Но потом она увидела человека, лежащего на спине на одной из кроватей. Нос и уши у него были такими же черными, как ее пальцы, и на груди лежала единственная рука, второй не было вовсе — только культя, завернутая в марлю. Он сжимал зубы и дрожал в лихорадке, и Файер двинулась к нему, не в силах бороться с состраданием.
От одного только взгляда на нее его паника, казалось, утихла. Файер села на край кровати и посмотрела ему в глаза, чувствуя, что он изнурен, но боль и страх не дают ему отдохнуть. Она убрала чувство боли, успокоила страх. Помогла ему заснуть.
Вот так Файер и стала постоянным обитателем целительской; ей даже лучше, чем снадобьям, удавалось унять боль, а целительская вечно была полна самых разных видов боли. Иногда хватало просто посидеть с воином, чтобы успокоить его, а иногда, например, если из кого-то вынимали стрелу или оперировали без обезболивания, требовалось большее. В некоторые дни ее сознание было в нескольких местах одновременно, успокаивая самую сильную боль, пока сама она перемещалась по рядам пациентов, распустив волосы и выискивая взглядом глаза лежащих на кроватях мужчин и женщин, которым становилось не так страшно от одного того, что они ее увидели.

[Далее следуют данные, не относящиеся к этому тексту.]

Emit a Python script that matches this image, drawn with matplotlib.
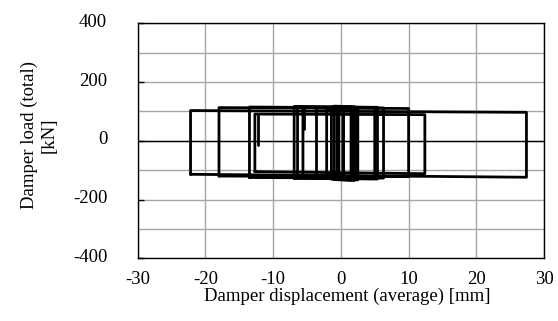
import matplotlib
matplotlib.use("Agg")
import matplotlib.pyplot as plt
from matplotlib.ticker import MultipleLocator
from matplotlib.transforms import offset_copy

# Rectangular friction loops: left/right displacement [mm], load at corners [kN]
loop_left = [-22.2, -18.0, -13.5, -12.7, -6.9, -6.4, -5.6, -3.6, -2.1, -1.4, -1.0, -0.6, -0.3]
loop_right = [27.4, 10.0, 6.3, 12.4, 5.4, 5.0, 2.3, 1.7, 0.3, 2.5, 2.0, 1.5, 0.4]
top_left = [103, 113, 115, 91, 117, 116, 114, 112, 108, 116, 118, 117, 115]
top_right = [97, 110, 112, 89, 114, 113, 112, 110, 106, 114, 116, 115, 113]
bottom_left = [-114, -120, -125, -105, -128, -127, -125, -118, -116, -130, -132, -131, -128]
bottom_right = [-124, -122, -127, -112, -130, -129, -127, -121, -119, -133, -135, -134, -130]

# start/end hooks seen in the record
hook_x = [[-12.2, -12.2], [-5.5, -5.5]]
hook_y = [[91, -14], [114, 40]]

x_ticks = [-30, -20, -10, 0, 10, 20, 30]
y_ticks = [-400, -200, 0, 200, 400]

plt.rcParams["font.family"] = ["Liberation Serif", "DejaVu Serif"]

fig = plt.figure(figsize=(5.58, 3.21), dpi=100)
ax = fig.add_axes([0.2468, 0.1953, 0.7282, 0.7321])

ax.set_xlim(-30, 30)
ax.set_ylim(-400, 400)
ax.set_xticks(x_ticks)
ax.set_yticks(y_ticks)
ax.yaxis.set_minor_locator(MultipleLocator(100))

ax.grid(True, which="both", axis="y", color="#a6a6a6", lw=1.0)
ax.grid(True, which="major", axis="x", color="#a6a6a6", lw=1.0)
ax.set_axisbelow(True)
ax.axhline(0, color="black", lw=1.0, zorder=1.5)

for xl, xr, tl, tr, bl, br in zip(loop_left, loop_right, top_left, top_right,
                                  bottom_left, bottom_right):
    ax.plot([xl, xl, xr, xr, xl], [bl, tl, tr, br, bl], color="black",
            lw=2.0, solid_joinstyle="round", solid_capstyle="round", zorder=3)

for hx, hy in zip(hook_x, hook_y):
    ax.plot(hx, hy, color="black", lw=2.0, solid_capstyle="round", zorder=3)

for s in ax.spines.values():
    s.set_color("black")
    s.set_linewidth(1.0)

ax.tick_params(axis="y", which="major", direction="in", length=4, width=1.0,
               pad=22, labelsize=13.5)
ax.tick_params(axis="y", which="minor", length=0)
ax.tick_params(axis="x", which="major", length=0, pad=9, labelsize=13.5)
ax.set_yticklabels([str(v) for v in y_ticks])
ax.set_xticklabels([str(v) for v in x_ticks])
for lab in ax.get_yticklabels():
    lab.set_transform(offset_copy(lab.get_transform(), fig=fig, x=0, y=3, units="dots"))

fig.text(0.623, 0.078, "Damper displacement (average) [mm]", ha="center",
         va="center", fontsize=13.5)
fig.text(0.07, 0.578, "Damper load (total)\n[kN]", ha="center", va="center",
         rotation=90, fontsize=13.5, linespacing=1.25, multialignment="center")

fig.savefig("out.png", dpi=100, facecolor="white")
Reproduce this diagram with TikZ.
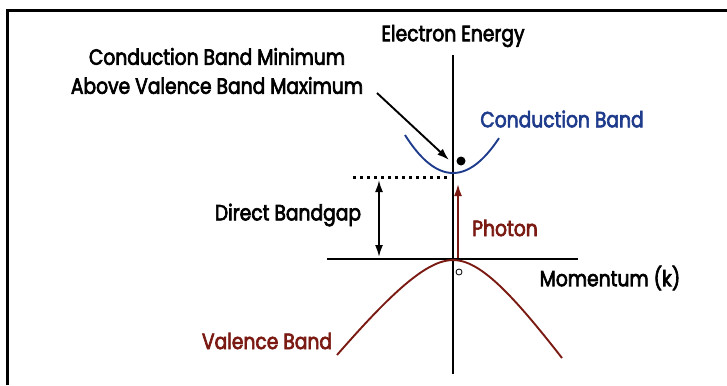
\documentclass[tikz,border=0pt]{standalone}
\usepackage{fontspec}
\setmainfont{Poppins}[FakeStretch=0.85,FakeBold=3]
\usetikzlibrary{arrows.meta,positioning}
\definecolor{bandblue}{HTML}{1F3C8C}
\definecolor{bandred}{HTML}{7A1A12}

\begin{document}
\begin{tikzpicture}[x=1pt,y=-1pt,
    lbl/.style={inner sep=0pt,font=\fontsize{22}{29}\selectfont,align=center},
    arr/.style={-{Latex[length=12pt,width=8pt]},line width=1.9pt},
    axis/.style={line width=1.7pt}
  ]
  \useasboundingbox (0,0) rectangle (727,385);
  \draw[line width=3pt] (7,385) -- (7,11) -- (727,11);
  % axes
  \coordinate (etop) at (453,55);
  \coordinate (ebot) at (453,374);
  \coordinate (kleft) at (327,259);
  \coordinate (kright) at (578,259);
  \draw[axis] (etop) -- (ebot);
  \draw[axis] (kleft) -- (kright);
  \node[lbl] (energy) at (453,36) {Electron Energy};
  \node[lbl] (momentum) at (610,278) {Momentum (k)};
  % bands
  \draw[bandblue,line width=1.9pt] plot[domain=-48:46,samples=40] ({453+\x},{173-0.0165*\x*\x});
  \draw[bandred,line width=1.9pt] (337,355) .. controls (392,292) and (427,260) .. (453,260)
    .. controls (480,260) and (512,294) .. (562,358);
  \node[lbl,text=bandblue] (cband) at (562,119) {Conduction Band};
  \node[lbl,text=bandred] (vband) at (267,341) {Valence Band};
  % minimum / maximum
  \node[lbl] (cbmin) at (217,71) {Conduction Band Minimum\\Above Valence Band Maximum};
  \coordinate (cbtip) at (449,160);
  \draw[arr] (377,93) -- (cbtip);
  \node[circle,fill,inner sep=0pt,minimum size=9pt] (electron) at (461,161) {};
  \node[circle,draw,thick,inner sep=0pt,minimum size=6pt] (hole) at (459,272) {};
  % gap
  \coordinate (gaptop) at (353,177);
  \coordinate (cbmint) at (450,177);
  \draw[line width=3pt,dash pattern=on 3pt off 4pt] (gaptop) -- (cbmint);
  \coordinate (gapup) at (379,180);
  \coordinate (gapdown) at (379,257);
  \draw[arr,{Latex[length=12pt,width=8pt]}-{Latex[length=12pt,width=8pt]}] (gapup) -- (gapdown);
  \node[lbl] (gap) at (288,215) {Direct Bandgap};
  % photon
  \coordinate (phbot) at (458,258);
  \coordinate (phtop) at (458,184);
  \draw[arr,bandred] (phbot) -- (phtop);
  \node[lbl,text=bandred] (photon) at (505,228) {Photon};
\end{tikzpicture}
\end{document}
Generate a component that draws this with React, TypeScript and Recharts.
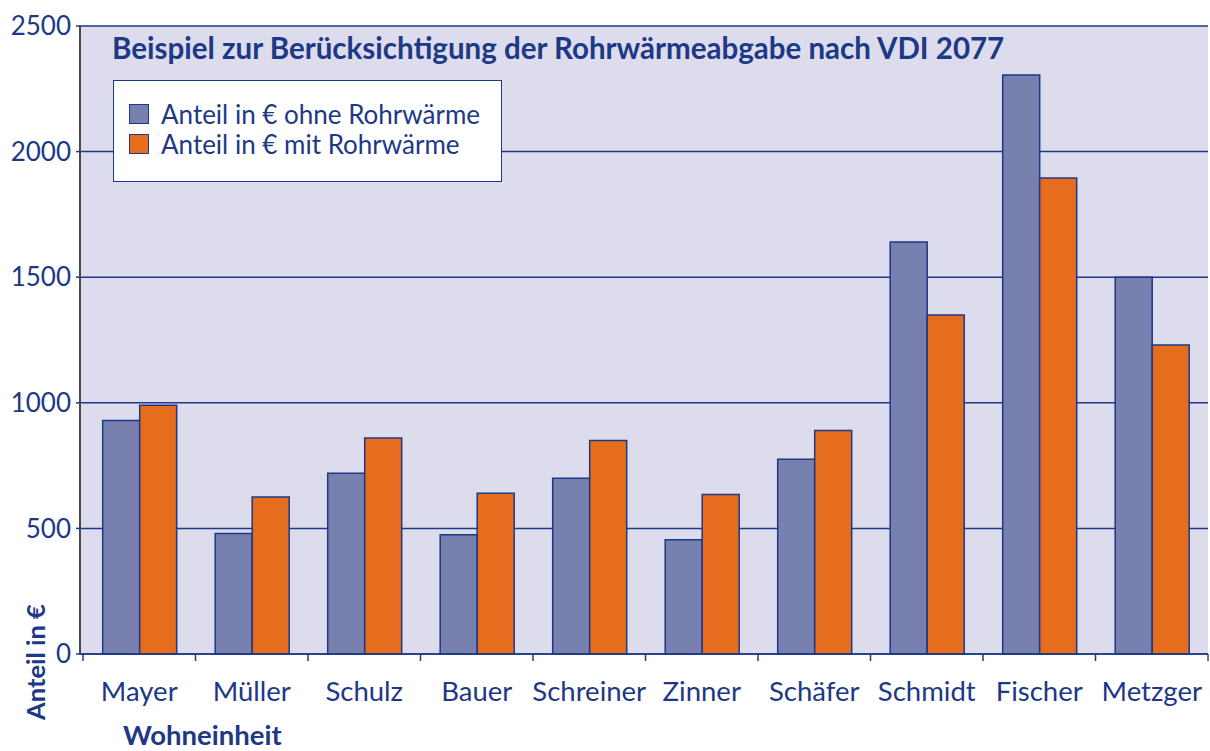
import React from 'react';
import { BarChart, Bar, XAxis, YAxis, CartesianGrid } from 'recharts';

const categories = ['Mayer', 'Müller', 'Schulz', 'Bauer', 'Schreiner', 'Zinner', 'Schäfer', 'Schmidt', 'Fischer', 'Metzger'];
const ohneRohrwaerme = [930, 480, 720, 475, 700, 455, 775, 1640, 2305, 1500];
const mitRohrwaerme = [990, 625, 860, 640, 850, 635, 890, 1350, 1895, 1230];
const yTicks = [0, 500, 1000, 1500, 2000, 2500];

const seriesNames = ['Anteil in € ohne Rohrwärme', 'Anteil in € mit Rohrwärme'];
const data = categories.map((c, i) => ({ name: c, ohne: ohneRohrwaerme[i], mit: mitRohrwaerme[i] }));

const DARK = '#1d3886';
const BLUE = '#7880b0';
const ORANGE = '#e66c1e';
const FONT = 'Lato, "Open Sans", sans-serif';

const XTick = (props: any) => {
  const { x, y, payload, index } = props;
  const off = payload && payload.offset ? payload.offset : 56.25;
  return (
    <g>
      <line x1={x - off} x2={x - off} y1={y - 8} y2={y - 1} stroke={DARK} strokeWidth={1.5} />
      {index === categories.length - 1 && (
        <line x1={x + off} x2={x + off} y1={y - 8} y2={y - 1} stroke="#4a4a4a" strokeWidth={1.5} />
      )}
      <text x={x} y={y + 39} textAnchor="middle" fill={DARK} fontSize={27.5} fontFamily={FONT}>
        {payload.value}
      </text>
    </g>
  );
};

export default function App() {
  return (
    <div style={{ position: 'absolute', left: 0, top: 0, width: 1210, height: 751, background: '#ffffff', fontFamily: FONT, overflow: 'hidden' }}>
      <BarChart
        width={1210}
        height={751}
        data={data}
        margin={{ top: 26, right: 2, left: 0, bottom: 0 }}
        barCategoryGap="17.5%"
        barGap={0}
      >
        <CartesianGrid
          yAxisId="left"
          vertical={false}
          stroke={DARK}
          strokeWidth={1.5}
          fill="#dcdcec"
          fillOpacity={1}
        />
        <XAxis
          dataKey="name"
          height={97}
          padding={{ left: 3, right: 0 }}
          axisLine={{ stroke: DARK, strokeWidth: 1.5 }}
          tickLine={false}
          tick={<XTick />}
          interval={0}
        />
        <YAxis
          yAxisId="left"
          width={80}
          domain={[0, 2500]}
          ticks={yTicks}
          interval={0}
          axisLine={{ stroke: '#4a4a4a', strokeWidth: 2 }}
          tickLine={{ stroke: DARK, strokeWidth: 1.5 }}
          tickSize={4}
          tickMargin={5}
          tick={{ fill: DARK, fontSize: 26, fontFamily: FONT }}
        />
        <YAxis
          yAxisId="right"
          orientation="right"
          width={0}
          domain={[0, 2500]}
          tick={false}
          tickLine={false}
          axisLine={{ stroke: '#4a4a4a', strokeWidth: 2 }}
        />
        <Bar yAxisId="left" dataKey="ohne" name={seriesNames[0]} fill={BLUE} stroke={DARK} strokeWidth={1.5} isAnimationActive={false} />
        <Bar yAxisId="left" dataKey="mit" name={seriesNames[1]} fill={ORANGE} stroke={DARK} strokeWidth={1.5} isAnimationActive={false} />
      </BarChart>
      <div
        style={{
          position: 'absolute',
          left: 113,
          top: 80,
          width: 389,
          height: 102,
          background: '#ffffff',
          border: `1.5px solid ${DARK}`,
          boxSizing: 'border-box',
          paddingTop: 18,
          paddingLeft: 15,
          fontFamily: FONT,
          fontSize: 26,
          color: DARK,
        }}
      >
        {seriesNames.map((n, i) => (
          <div key={n} style={{ display: 'flex', alignItems: 'center', height: 30 }}>
            <div
              style={{
                width: 20,
                height: 20,
                background: i === 0 ? BLUE : ORANGE,
                border: `1.5px solid ${DARK}`,
                marginRight: 12,
                boxSizing: 'border-box',
                flex: 'none',
              }}
            />
            <span style={{ whiteSpace: 'nowrap' }}>{n}</span>
          </div>
        ))}
      </div>
      <div style={{ position: 'absolute', left: 112, top: 30, fontSize: 29.5, fontWeight: 700, color: DARK, whiteSpace: 'nowrap', fontFamily: FONT, lineHeight: '36px' }}>
        Beispiel zur Berücksichtigung der Rohrwärmeabgabe nach VDI 2077
      </div>
      <div style={{ position: 'absolute', left: 123, top: 720, fontSize: 27.5, fontWeight: 700, color: DARK, whiteSpace: 'nowrap', fontFamily: FONT, lineHeight: '30px' }}>
        Wohneinheit
      </div>
      <div
        style={{
          position: 'absolute',
          left: 35,
          top: 662,
          transform: 'translate(-50%, -50%) rotate(-90deg)',
          fontSize: 25.5,
          fontWeight: 700,
          color: DARK,
          whiteSpace: 'nowrap',
          fontFamily: FONT,
        }}
      >
        Anteil in €
      </div>
    </div>
  );
}
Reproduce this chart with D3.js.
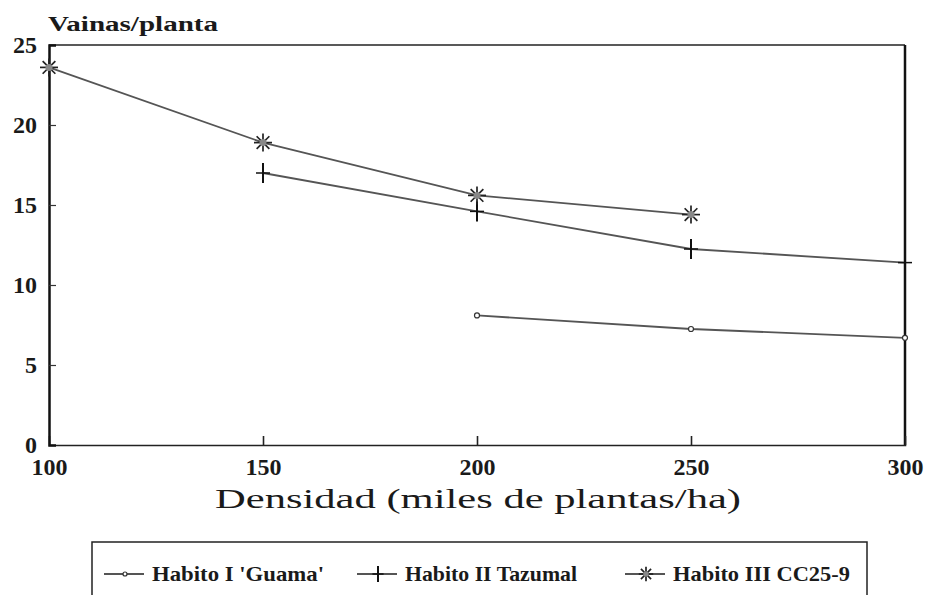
<!DOCTYPE html>
<html>
<head>
<meta charset="utf-8">
<script src="https://cdn.jsdelivr.net/npm/d3@7"></script>
<style>
  body { margin: 0; background: #fff; }
  text { font-family: "Liberation Serif", "DejaVu Serif", serif; fill: #1a1a1a; }
</style>
</head>
<body>
<div id="chart"></div>
<script>
const width = 926, height = 595;

// data
const xTicks = [100, 150, 200, 250, 300];
const yTicks = [0, 5, 10, 15, 20, 25];
const habitoI = [[200, 8.1], [250, 7.25], [300, 6.7]];
const habitoII = [[150, 17.0], [200, 14.6], [250, 12.25], [300, 11.4]];
const habitoIII = [[100, 23.6], [150, 18.9], [200, 15.6], [250, 14.4]];
const seriesNames = ["Habito I 'Guama'", "Habito II Tazumal", "Habito III CC25-9"];

const series = [
  { name: seriesNames[0], values: habitoI, marker: 'circle' },
  { name: seriesNames[1], values: habitoII, marker: 'cross' },
  { name: seriesNames[2], values: habitoIII, marker: 'star' }
];

const x = d3.scaleLinear().domain([100, 300]).range([49, 905]);
const y = d3.scaleLinear().domain([0, 25]).range([445, 45]);

const svg = d3.select('#chart').append('svg')
  .attr('width', width)
  .attr('height', height);

// frame
svg.append('line').attr('x1', 49).attr('x2', 905).attr('y1', 45).attr('y2', 45)
  .attr('stroke', '#222').attr('stroke-width', 1.5);
svg.append('line').attr('x1', 905).attr('x2', 905).attr('y1', 45).attr('y2', 445)
  .attr('stroke', '#111').attr('stroke-width', 2.5);

// axes
const xAxis = svg.append('g')
  .attr('transform', 'translate(0,445)')
  .call(d3.axisBottom(x).tickValues(xTicks).tickSize(-9).tickPadding(13).tickFormat(d3.format('d')));
xAxis.select('.domain').attr('stroke', '#222').attr('stroke-width', 1.6);
xAxis.selectAll('.tick line').attr('stroke', '#222').attr('stroke-width', 1.6);
xAxis.selectAll('.tick text')
  .attr('font-size', 24).attr('font-weight', 'bold').attr('font-family', '"Liberation Serif", serif')
  .attr('fill', '#1a1a1a');
xAxis.selectAll('.tick').filter(d => d === 100 || d === 300).select('line').remove();

const yAxis = svg.append('g')
  .attr('transform', 'translate(49,0)')
  .call(d3.axisLeft(y).tickValues(yTicks).tickSize(-7).tickPadding(12));
yAxis.select('.domain').attr('stroke', '#111').attr('stroke-width', 2.5);
yAxis.selectAll('.tick line').attr('stroke', '#333').attr('stroke-width', 1.2);
yAxis.selectAll('.tick text')
  .attr('font-size', 24).attr('font-weight', 'bold').attr('font-family', '"Liberation Serif", serif')
  .attr('fill', '#1a1a1a');
yAxis.selectAll('.tick').filter(d => d === 0 || d === 25).select('line').remove();

// titles
svg.append('text').attr('x', 48).attr('y', 31)
  .attr('font-size', 20).attr('font-weight', 'bold')
  .attr('textLength', 170)
  .attr('lengthAdjust', 'spacingAndGlyphs')
  .text('Vainas/planta');

svg.append('text').attr('x', 478).attr('y', 508)
  .attr('text-anchor', 'middle')
  .attr('font-size', 28)
  .attr('font-family', '"DejaVu Serif", serif')
  .attr('textLength', 526)
  .attr('lengthAdjust', 'spacingAndGlyphs')
  .text('Densidad (miles de plantas/ha)');

// markers
function drawMarker(g, type, cx, cy, s) {
  if (type === 'circle') {
    g.append('circle').attr('cx', cx).attr('cy', cy).attr('r', 2.5 * s)
      .attr('fill', '#fff').attr('stroke', '#333').attr('stroke-width', 1.2);
  } else if (type === 'cross') {
    g.append('line').attr('x1', cx).attr('x2', cx).attr('y1', cy - 10 * s).attr('y2', cy + 10 * s)
      .attr('stroke', '#111').attr('stroke-width', 2);
    g.append('line').attr('x1', cx - 7 * s).attr('x2', cx + 7 * s).attr('y1', cy).attr('y2', cy)
      .attr('stroke', '#111').attr('stroke-width', 1.5);
  } else {
    for (let i = 0; i < 4; i++) {
      const a = i * Math.PI / 4;
      g.append('line')
        .attr('x1', cx - Math.cos(a) * 9 * s).attr('y1', cy - Math.sin(a) * 9 * s)
        .attr('x2', cx + Math.cos(a) * 9 * s).attr('y2', cy + Math.sin(a) * 9 * s)
        .attr('stroke', '#222').attr('stroke-width', 1.7);
    }
    g.append('circle').attr('cx', cx).attr('cy', cy).attr('r', 3.5 * s).attr('fill', '#888');
  }
}

const line = d3.line().x(d => x(d[0])).y(d => y(d[1]));
const plot = svg.append('g');

series.forEach(s => {
  plot.append('path')
    .datum(s.values)
    .attr('d', line)
    .attr('fill', 'none')
    .attr('stroke', '#555')
    .attr('stroke-width', 1.8);
  s.values.forEach(d => drawMarker(plot, s.marker, x(d[0]), y(d[1]), 1));
});

// legend
const legend = svg.append('g');
legend.append('rect').attr('x', 92).attr('y', 542).attr('width', 775).attr('height', 70)
  .attr('fill', 'none').attr('stroke', '#222').attr('stroke-width', 1.5);

const legendX = [104, 357, 625];
const legendTextLen = [172, 172, 177];
series.forEach((s, i) => {
  const lx = legendX[i], ly = 574;
  legend.append('line').attr('x1', lx).attr('x2', lx + 40).attr('y1', ly).attr('y2', ly)
    .attr('stroke', '#555').attr('stroke-width', 1.8);
  drawMarker(legend, s.marker, lx + 21, ly, 0.8);
  legend.append('text').attr('x', lx + 48).attr('y', ly + 7)
    .attr('font-size', 21).attr('font-weight', 'bold')
    .attr('textLength', legendTextLen[i])
    .attr('lengthAdjust', 'spacingAndGlyphs')
    .text(s.name);
});
</script>
</body>
</html>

Ей было удивительно, как легко разговаривать с умирающими или с теми, кто уже не выздоровеет, или с теми, кто потерял друзей и боялся за свои семьи. Раньше она думала, что больше боли в ней уже не может поместиться. Но теперь вспомнила, как однажды сказала Арчеру, что любовь нельзя измерять, и поняла, что то же самое касается боли. Боль может подниматься ввысь, а потом, когда уже вроде бы достигнет предела, разливаться вширь и вытекать через край, прикасаться к другим людям и смешиваться с их болью. И расти, но каким-то образом становиться не такой гнетущей. Она думала, что заточена в темницу вдали от обычных человеческих жизней, полных чувств; но не замечала, как много людей сидит в этой темнице вместе с ней.